Safe Ways to Test Your Discomfort
One of my favorite leaders that I’m working with right now, a president of a very large division, shared something with me years ago that stuck. He said he strives to feel uncomfortable every single day. Why? Because he doesn’t want to get too complacent. He’s made it a practice to sit in discomfort until it feels natural—until being uncomfortable becomes the new normal.

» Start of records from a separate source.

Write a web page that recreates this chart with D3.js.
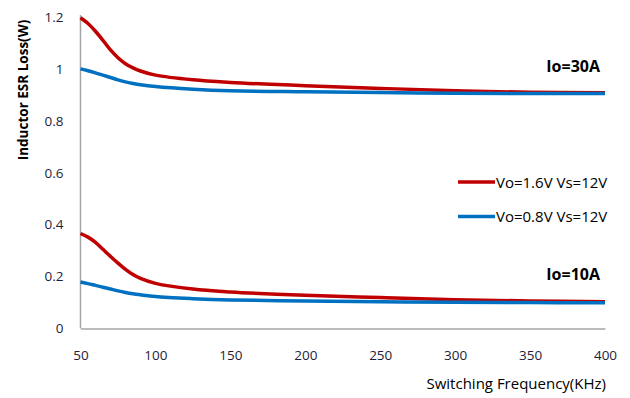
<!DOCTYPE html>
<html>
<head>
<meta charset="utf-8">
<script src="https://cdn.jsdelivr.net/npm/d3@7"></script>
<style>
  html, body { margin: 0; padding: 0; background: #fff; }
  svg { display: block; }
  text { font-family: "Open Sans", "Noto Sans", sans-serif; }
</style>
</head>
<body>
<svg id="chart" width="630" height="398"></svg>
<script>
// Switching frequency (kHz) at which the losses were evaluated
const freqs = [50, 55, 60, 65, 70, 75, 80, 85, 90, 100, 125, 150, 200, 250, 300, 350, 400];

// Inductor ESR loss (W)
const red30  = [1.197, 1.175, 1.145, 1.110, 1.073, 1.043, 1.020, 1.004, 0.992, 0.976, 0.958, 0.948, 0.935, 0.925, 0.916, 0.910, 0.908];
const blue30 = [1.000, 0.993, 0.985, 0.976, 0.967, 0.958, 0.950, 0.944, 0.939, 0.932, 0.922, 0.916, 0.912, 0.909, 0.906, 0.905, 0.905];
const red10  = [0.366, 0.352, 0.332, 0.305, 0.278, 0.252, 0.228, 0.208, 0.193, 0.174, 0.152, 0.141, 0.128, 0.119, 0.111, 0.106, 0.103];
const blue10 = [0.179, 0.173, 0.166, 0.159, 0.152, 0.145, 0.139, 0.134, 0.130, 0.123, 0.115, 0.110, 0.106, 0.103, 0.101, 0.100, 0.099];

const xTicks = [50, 100, 150, 200, 250, 300, 350, 400];
const yTicks = [0, 0.2, 0.4, 0.6, 0.8, 1, 1.2];

const legendItems = ["Vo=1.6V Vs=12V", "Vo=0.8V Vs=12V"];
const annotations = [{ text: "Io=30A", v: 1.0 }, { text: "Io=10A", v: 0.2 }];

const RED = "#C00000", BLUE = "#0070C0";

const svg = d3.select("#chart");
const x = d3.scaleLinear().domain([50, 400]).range([80.5, 605]);
const y = d3.scaleLinear().domain([0, 1.2]).range([328.5, 17]);

// Axes (no tick marks, gray domain lines)
const xAxis = svg.append("g")
  .attr("transform", `translate(0,${y(0)})`)
  .call(d3.axisBottom(x).tickValues(xTicks).tickSize(0).tickPadding(22).tickFormat(d3.format("d")));
const yAxis = svg.append("g")
  .attr("transform", `translate(${x(50)},0)`)
  .call(d3.axisLeft(y).tickValues(yTicks).tickSize(0).tickPadding(17).tickFormat(d => d3.format("~g")(d)));
[xAxis, yAxis].forEach(g => {
  g.select(".domain").attr("stroke", "#A6A6A6").attr("stroke-width", 1.5);
  g.selectAll(".tick text").attr("font-size", 13.5).attr("fill", "#1E1E38")
    .attr("font-family", "'Open Sans', sans-serif");
});
yAxis.select(".domain").attr("d", `M0,${y(1.2) - 2}V${y(0)}`);

// Axis titles
svg.append("text")
  .attr("transform", `translate(28,90) rotate(-90)`)
  .attr("text-anchor", "middle")
  .attr("font-size", 13.5).attr("font-weight", "bold").attr("fill", "#000")
  .text("Inductor ESR Loss(W)");
svg.append("text")
  .attr("x", 606).attr("y", 389)
  .attr("text-anchor", "end")
  .attr("font-size", 15).attr("fill", "#000")
  .text("Switching Frequency(KHz)");

// Curves
const line = d3.line()
  .x((d, i) => x(freqs[i]))
  .y(d => y(d))
  .curve(d3.curveCatmullRom.alpha(0.5));

const series = [
  { vals: red30, color: RED },
  { vals: red10, color: RED },
  { vals: blue30, color: BLUE },
  { vals: blue10, color: BLUE }
];
svg.append("g").selectAll("path").data(series).join("path")
  .attr("d", d => line(d.vals))
  .attr("fill", "none")
  .attr("stroke", d => d.color)
  .attr("stroke-width", 3.5)
  .attr("stroke-linecap", "butt");

// Current annotations
svg.append("g").selectAll("text").data(annotations).join("text")
  .attr("x", 600)
  .attr("y", d => y(d.v) + 3)
  .attr("text-anchor", "end")
  .attr("font-size", 16).attr("font-weight", "bold").attr("fill", "#000")
  .text(d => d.text);

// Legend
const legend = svg.append("g");
const legColors = [RED, BLUE];
legendItems.forEach((label, i) => {
  const ly = 182 + i * 34.5;
  legend.append("line")
    .attr("x1", 458).attr("x2", 495).attr("y1", ly).attr("y2", ly)
    .attr("stroke", legColors[i]).attr("stroke-width", 3.5);
  legend.append("text")
    .attr("x", 496).attr("y", ly + 5.5)
    .attr("font-size", 15).attr("fill", "#000")
    .text(label);
});
</script>
</body>
</html>
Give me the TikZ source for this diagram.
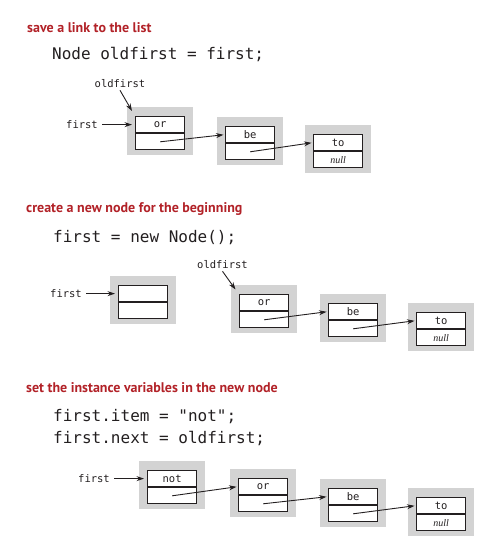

Here are twelve ways to challenge yourself to experience discomfort while maintaining psychological safety:
- Stretch; Don’t Snap
Take on a project that pushes you just beyond your current skill set but aligns with your strengths. Start small, and break the goal into manageable steps to avoid overwhelm. Celebrate progress along the way. - Embrace Feedback
Ask a trusted mentor, colleague, or coach for constructive feedback on areas where you can grow. Listen without defensiveness, sit afterward with the feedback, and reflect on how you feel without reaction, planning, or defending. Just SIT. Notice. Feel. - Initiate Vulnerable Conversations
Share something personal or admit to a mistake in a safe environment. Lean into the discomfort of opening up—it often leads to stronger, more authentic connections. - Stop Constant Doing
The next time you’re at a stoplight, in the grocery line, or sitting at home and feeling antsy, resist the temptation to pick up your phone, just be there. Don’t fill the space. Sit with the discomfort of NOT DOING. - Befriend Boredom
I take clients to art museums for some of our meetings. “I don’t do art; I find it boring” is often a response. We then shut off and resist. BE bored. Sit with boredom. It opens up our inner world and exposes unconscious thoughts that are dying to get our attention so we can grow, learn, and become healthier and more aware. - Step Out of Your Zone
Engage in activities outside your comfort zone, like public speaking, a creative workshop, or learning a new skill. Focus on the process of learning, not the outcome, to remove the fear of failure. - Seek Fresh Perspectives
Join discussions or groups that expose you to different viewpoints. Practice active listening, even when opinions differ from your own. Avoid simply trying to confirm what you already believe. - Name Your Fears
When fear arises, write down exactly what you’re afraid of. Naming it reduces its power. Then explore the worst-case scenario—and consider how likely it is to happen. - Practice Mindfulness
When you feel discomfort, pause and notice it without judgment. Breathing exercises or grounding techniques can help you stay present and reduce anxiety. - Collaborate on Risk-Taking
Shared accountability fosters psychological safety because you’re not going it alone. Find a trusted partner to practice with and check in on what you’re experiencing. - Frame Discomfort as Growth
Reframe discomfort as evidence that you’re learning and evolving. Remind yourself of past challenges you’ve overcome—proof that you can handle what’s ahead. - Implement a Reflection Practice
After challenging yourself, give yourself time to reflect, rest, and integrate what you’ve learned. Draw inspiration from psychologist and philosopher John Dewey: “We do not learn from experience; we learn from reflecting on experience.”
Discomfort doesn’t have to overwhelm—it can spark transformation when met with intention, awareness, and support. By embracing challenges and viewing failure as learning, we build resilience to face uncertainty. Growth isn’t about leaps; it’s about steady, daily steps.